One simple classroom demo

Add a drop of a nonpolar dye to a beaker with both liquids. The dye will drift into the hexane layer and color it. Add a water-soluble dye, and the water layer takes the color instead. Students can see “like dissolves like” without equations.

Drying the organic layer

After an extraction, the hexane layer usually holds some dissolved water. Drying agents like anhydrous magnesium sulfate bind that water into a solid hydrate. You swirl, wait until the granules move freely, then filter. The result is clearer and more predictable for evaporation or chromatography.

Lab Safety Notes For Students

Hexane is highly flammable, and its vapors can travel. Use it in a fume hood, keep it away from ignition sources, and cap containers when you’re not pouring. Avoid skin contact and prolonged breathing of vapors. Water brings its own hazards only when mixed with reactive chemicals, yet as a solvent it’s often the calmer part of the pair.

Dispose of mixed solvent waste in the proper container used by your lab.

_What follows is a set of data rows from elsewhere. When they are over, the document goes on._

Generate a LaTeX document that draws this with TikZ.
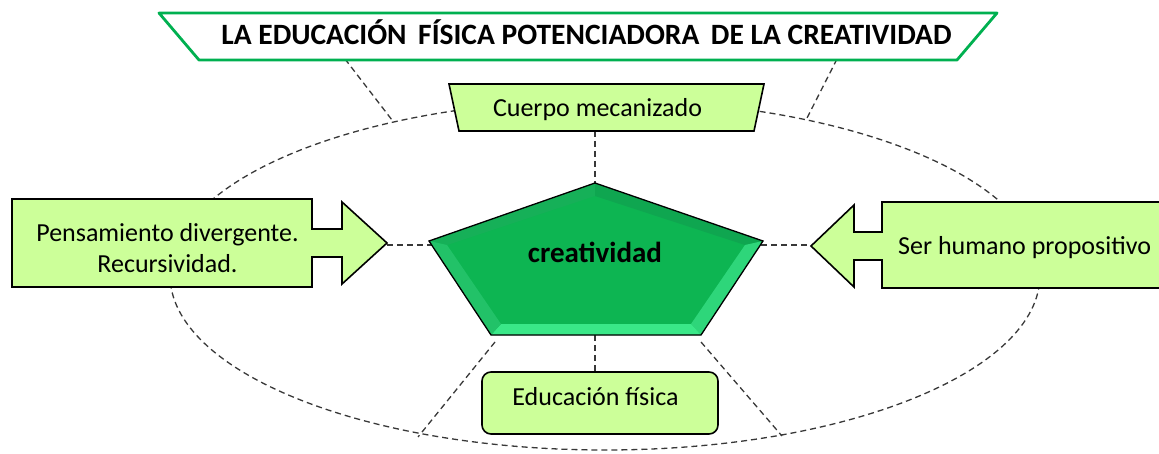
\documentclass[tikz,border=0pt]{standalone}
\usepackage{fontspec}
\setmainfont{Carlito}
\definecolor{lgreen}{HTML}{CCFF99}
\definecolor{tgreen}{HTML}{00B050}
\definecolor{dgray}{HTML}{383838}
\definecolor{pface}{HTML}{0DB552}
\definecolor{pbtl}{HTML}{16B058}
\definecolor{pbtr}{HTML}{0FA650}
\definecolor{pbr}{HTML}{2ED67A}
\definecolor{pbb}{HTML}{3AE888}
\definecolor{pbl}{HTML}{22C268}
\tikzset{
  dline/.style={draw=dgray, line width=1.3pt, dash pattern=on 6pt off 4pt},
  boxline/.style={draw=black, line width=1.6pt, fill=lgreen, line join=miter},
  lbl/.style={inner sep=0pt, font=\fontsize{26}{31}\selectfont, text=black},
}
\begin{document}
\begin{tikzpicture}[x=1pt, y=-1pt]
\useasboundingbox (0,0) rectangle (1159,454);
% ellipse
\draw[dline] (605,275) ellipse [x radius=435pt, y radius=175pt];
% coordinates
\coordinate (t1) at (345,59);
\coordinate (e1) at (392,120);
\coordinate (t2) at (837,59);
\coordinate (e2) at (807,118);
\coordinate (cmb) at (595,131);
\coordinate (pT) at (595,183);
\coordinate (pL) at (429,241);
\coordinate (pR) at (763,241);
\coordinate (pBL) at (491,335);
\coordinate (pBR) at (701,335);
\coordinate (iT) at (595,196);
\coordinate (iL) at (447,245);
\coordinate (iR) at (745,245);
\coordinate (iBL) at (501,324);
\coordinate (iBR) at (691,324);
\coordinate (la) at (387,245);
\coordinate (pl) at (433,245);
\coordinate (pr) at (761,245);
\coordinate (ra) at (811,245);
\coordinate (pb) at (595,335);
\coordinate (eft) at (595,372);
\coordinate (pbl2) at (495,342);
\coordinate (e3) at (418,437);
\coordinate (pbr2) at (701,342);
\coordinate (e4) at (782,436);
% connectors
\draw[dline] (t1) -- (e1);
\draw[dline] (t2) -- (e2);
\draw[dline] (cmb) -- (pT);
\draw[dline] (la) -- (pl);
\draw[dline] (pr) -- (ra);
\draw[dline] (pb) -- (eft);
\draw[dline] (pbl2) -- (e3);
\draw[dline] (pbr2) -- (e4);
% title
\draw[draw=tgreen, line width=2.8pt, fill=white, line join=round] (159,13) -- (997,13) -- (957,60) -- (199,60) -- cycle;
\node[inner sep=0pt, anchor=base, font=\fontsize{29.5}{34}\selectfont\bfseries] (title) at (586.5,45)
  {LA EDUCACIÓN\, FÍSICA POTENCIADORA\, DE LA CREATIVIDAD};
% cuerpo mecanizado
\path[boxline] (449,84) -- (764,84) -- (754,131) -- (459,131) -- cycle;
\node[lbl, anchor=base] (cuerpo) at (597.5,117) {Cuerpo mecanizado};
% left arrow box
\path[boxline] (12,199) -- (312,199) -- (312,229) -- (342,229) -- (342,202) -- (387,243) -- (342,284) -- (342,257) -- (312,257) -- (312,287) -- (12,287) -- cycle;
\node[lbl, anchor=base] (pens) at (167.5,242) {Pensamiento divergente.};
\node[lbl, anchor=base] (recu) at (167.5,273) {Recursividad.};
% right arrow box
\path[boxline] (1175,202) -- (882,202) -- (882,232) -- (854,232) -- (854,205) -- (811,246) -- (854,287) -- (854,260) -- (882,260) -- (882,288) -- (1175,288) -- cycle;
\node[lbl, anchor=base west] (ser) at (898,255) {Ser humano propositivo};
% pentagon
\fill[pface] (pT) -- (pR) -- (pBR) -- (pBL) -- (pL) -- cycle;
\fill[pbtl] (pL) -- (pT) -- (iT) -- (iL) -- cycle;
\fill[pbtr] (pT) -- (pR) -- (iR) -- (iT) -- cycle;
\fill[pbr] (pR) -- (pBR) -- (iBR) -- (iR) -- cycle;
\fill[pbb] (pBR) -- (pBL) -- (iBL) -- (iBR) -- cycle;
\fill[pbl] (pBL) -- (pL) -- (iL) -- (iBL) -- cycle;
\draw[line width=1.3pt, line join=miter] (pT) -- (pR) -- (pBR) -- (pBL) -- (pL) -- cycle;
\node[inner sep=0pt, anchor=base, font=\fontsize{29}{34}\selectfont\bfseries] (crea) at (595,263) {creatividad};
% educacion fisica
\path[boxline, rounded corners=9pt] (482,372) rectangle (718,434);
\node[lbl, anchor=base] (edu) at (595.5,405) {Educación física};
\end{tikzpicture}
\end{document}
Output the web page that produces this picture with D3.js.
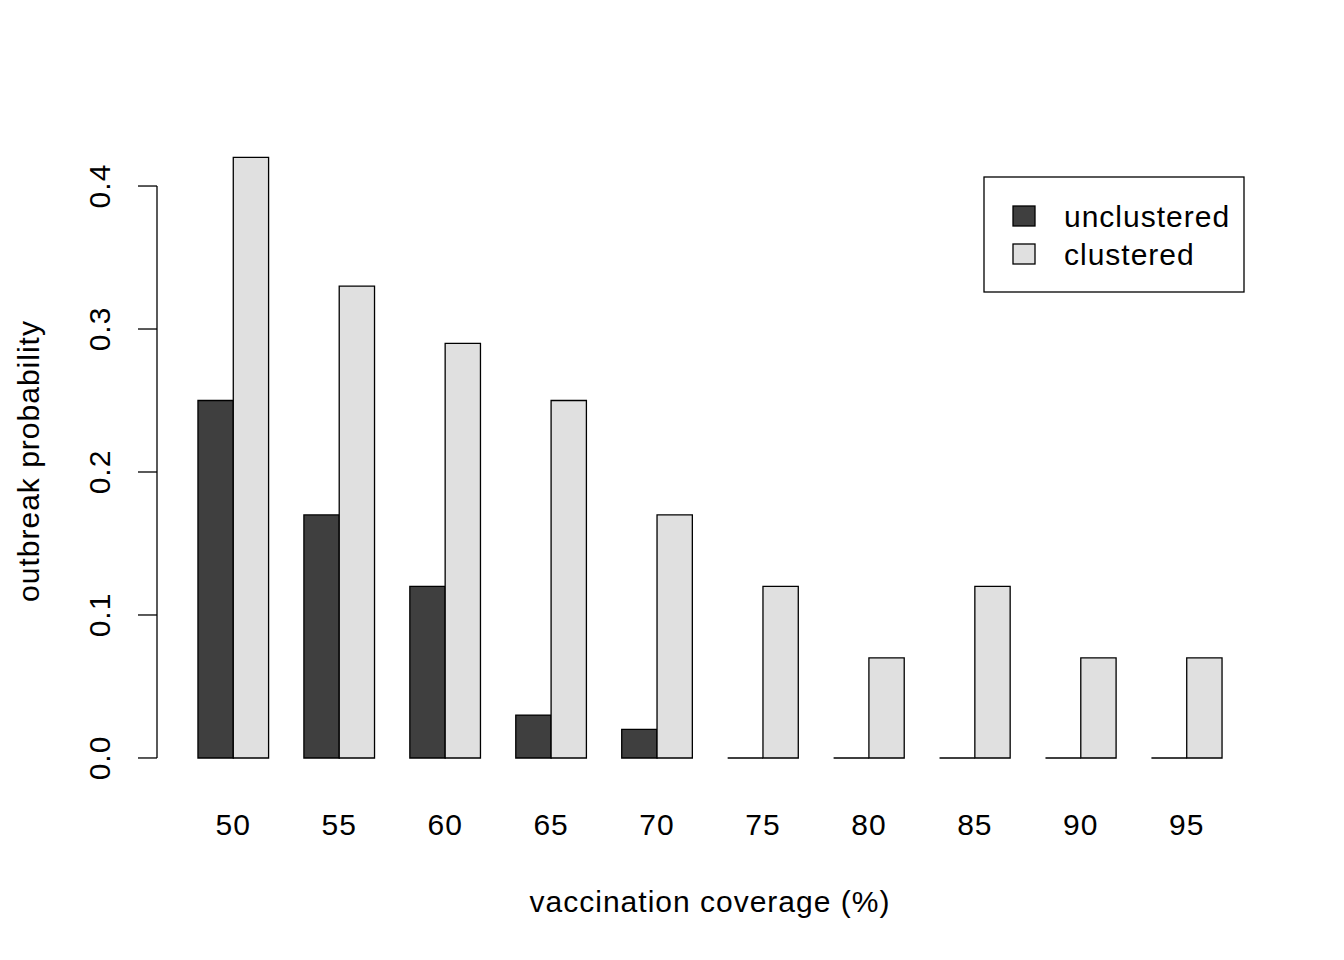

Don’t pour hexane down a sink, and don’t rely on “it will evaporate” as a disposal plan.

Common Student Misreads And How To Avoid Them

“It looks like it mixed, so it must be miscible”

Shaking can make a dispersion that looks uniform for a short time. Give it a minute. A real solution stays one phase. A dispersion clears into two phases.

“The organic layer is always on top”

Hexane sits on top, yet plenty of organic solvents sit below water. Dichloromethane and chloroform are classic counterexamples. When you change the solvent, check density or do the water-drop test.

“Immiscible means useless together”

Two-phase systems are used all the time. They let chemists run reactions at the boundary, pull products out of a reaction mix, and wash away salts without losing the organic product.

Takeaway

Hexane and water form two separate layers because water’s polar, hydrogen-bonded network does not pair well with hexane’s nonpolar surface. That immiscibility is not a nuisance; it is a workhorse concept that helps with extraction, cleanup, and clear demonstrations of polarity.